Not every case should or can result in a national injunction. However, I would argue that the power must still be possible for the courts.
I would offer Korematsu as an example of a case brought by a single individual and the only remedy for the gross and glaring usurpation of power would have been a national injunction because it was a national policy, not respective of judicial districts or state jurisdiction.
Of course, the courts decided with the government, big surprise there.
The Korematsu case was an appeal from a criminal conviction. It was not procedurally proper to issue a nationwide injunction.
How influential will Judge Grant's work be?
She was appointed to a state supreme court, after working in a political office, in her 30s. She was approved by 52 senators. Her opinion's shout-outs with respect to this issue create a group that could constitute the speaker list from an all-day Federalist Society event (including Prof. Bray).

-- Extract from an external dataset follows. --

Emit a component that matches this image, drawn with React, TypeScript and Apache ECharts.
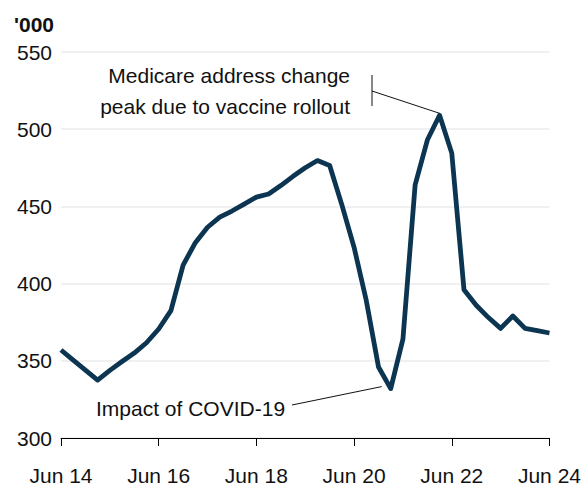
import React, { useEffect, useRef } from "react";
import * as echarts from "echarts";

const categories = [
  "Jun 14", "Sep 14", "Dec 14", "Mar 15", "Jun 15", "Sep 15", "Dec 15", "Mar 16",
  "Jun 16", "Sep 16", "Dec 16", "Mar 17", "Jun 17", "Sep 17", "Dec 17", "Mar 18",
  "Jun 18", "Sep 18", "Dec 18", "Mar 19", "Jun 19", "Sep 19", "Dec 19", "Mar 20",
  "Jun 20", "Sep 20", "Dec 20", "Mar 21", "Jun 21", "Sep 21", "Dec 21", "Mar 22",
  "Jun 22", "Sep 22", "Dec 22", "Mar 23", "Jun 23", "Sep 23", "Dec 23", "Mar 24",
  "Jun 24",
];

const values = [
  357, 350.5, 344, 337.5, 343.8, 349.5, 355, 361.7,
  370.6, 382.5, 412, 426.5, 436.5, 443, 447, 451.5,
  456, 458, 463.5, 469.5, 475, 479.7, 476.5, 451,
  423.5, 389, 346, 332, 364, 464, 493, 509,
  484.5, 396, 386, 378, 371, 379, 371, 369.5,
  368,
];

const yTicks = { min: 300, max: 550, interval: 50 };
const unitLabel = "'000";
const peakNote = "Medicare address change\npeak due to vaccine rollout";
const covidNote = "Impact of COVID-19";
const peakIndex = 31;
const troughIndex = 27;

const FONT = "'Liberation Sans', Arial, sans-serif";

export default function App() {
  const ref = useRef<HTMLDivElement>(null);
  useEffect(() => {
    document.body.style.margin = "0";
    if (!ref.current) return;
    const chart = echarts.init(ref.current, null, { renderer: "svg" });
    chart.setOption({
      animation: false,
      grid: { left: 61, right: 34, top: 52, bottom: 45 },
      xAxis: {
        type: "category",
        data: categories,
        boundaryGap: false,
        axisLine: { lineStyle: { color: "#000", width: 1 } },
        axisTick: { interval: 7, length: 8, lineStyle: { color: "#000" } },
        axisLabel: {
          interval: 7,
          color: "#111",
          fontSize: 21,
          fontFamily: FONT,
          margin: 27,
        },
        splitLine: { show: false },
      },
      yAxis: {
        type: "value",
        min: yTicks.min,
        max: yTicks.max,
        interval: yTicks.interval,
        axisLine: { show: false },
        axisTick: { show: false },
        axisLabel: { color: "#111", fontSize: 21, fontFamily: FONT, margin: 9 },
        splitLine: { lineStyle: { color: "#ebebeb", width: 1.5 } },
      },
      series: [
        {
          type: "line",
          data: values,
          symbol: "none",
          lineStyle: { color: "#0c3552", width: 4.8, join: "round" },
        },
      ],
    });
    const peak = chart.convertToPixel({ seriesIndex: 0 }, [peakIndex, values[peakIndex]]) as number[];
    const trough = chart.convertToPixel({ seriesIndex: 0 }, [troughIndex, values[troughIndex]]) as number[];
    chart.setOption({
      graphic: [
        {
          type: "text",
          left: 14,
          top: 14,
          style: { text: unitLabel, font: `bold 21px ${FONT}`, fill: "#111" },
        },
        {
          type: "text",
          x: 350,
          y: 60,
          style: {
            text: peakNote,
            font: `21px ${FONT}`,
            fill: "#111",
            align: "right",
            verticalAlign: "top",
            lineHeight: 31,
          },
        },
        {
          type: "line",
          shape: { x1: 372, y1: 75, x2: 372, y2: 106 },
          style: { stroke: "#111", lineWidth: 1 },
        },
        {
          type: "line",
          shape: { x1: 372, y1: 91, x2: peak[0], y2: peak[1] - 2 },
          style: { stroke: "#111", lineWidth: 1 },
        },
        {
          type: "text",
          x: 96,
          y: 408,
          style: {
            text: covidNote,
            font: `21px ${FONT}`,
            fill: "#111",
            align: "left",
            verticalAlign: "middle",
          },
        },
        {
          type: "line",
          shape: { x1: 292, y1: 405, x2: trough[0] - 9, y2: trough[1] - 2 },
          style: { stroke: "#111", lineWidth: 1 },
        },
      ],
    });
    return () => chart.dispose();
  }, []);
  return <div ref={ref} style={{ width: 584, height: 486 }} />;
}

I am skeptical concerning any embrace of her argument beyond the Trumpy segment of the federal judiciary.
Given that Democrats believe that a mentally ill man has a Constitutional right (invented from the 14th Amendment) to insert his erect penis into another man's rear end and thrust it in and out until HIV infected semen goes flying into the other man's colon, and then to run to City Hall to get a "marriage" license, because after all, they're "consenting adults who love each other," it's hard to take their sudden concern for legal niceties seriously.
If your avatar's last name is "Wristwatch", this may explain some of the self-loathing you experience. Seek mental counseling, not internet validation.
" Given that Democrats believe that a mentally ill man has a Constitutional right (invented from the 14th Amendment) to insert his erect penis into another man's rear end and thrust it in and out until HIV infected semen goes flying into the other man's colon, and then to run to City Hall to get a "marriage" license, because after all, they're "consenting adults who love each other," it's hard to take their sudden concern for legal niceties seriously. "
Why does a white, male, right-wing blog attract so many gay-bashing, racist, xenophobic misogynists as fans?
Because it wants to.
Paging Prof. DeGirolami.
This is your traditionalist view - deeply rooted, etc.
"Reins" Oh, so wonderful. So many people say "reigns." I love the English language and love it when it is used with precision. Excuse me, but piss on the national injunction.
How about this: Congress could pass a law limiting the injunctive power within proper bounds...but the law would only take effect in 2025. Each of the parties would presumably be confident that they would be in power that year, so they wouldn't mind limiting injunctions against what they would assume would be an administration of their own faction.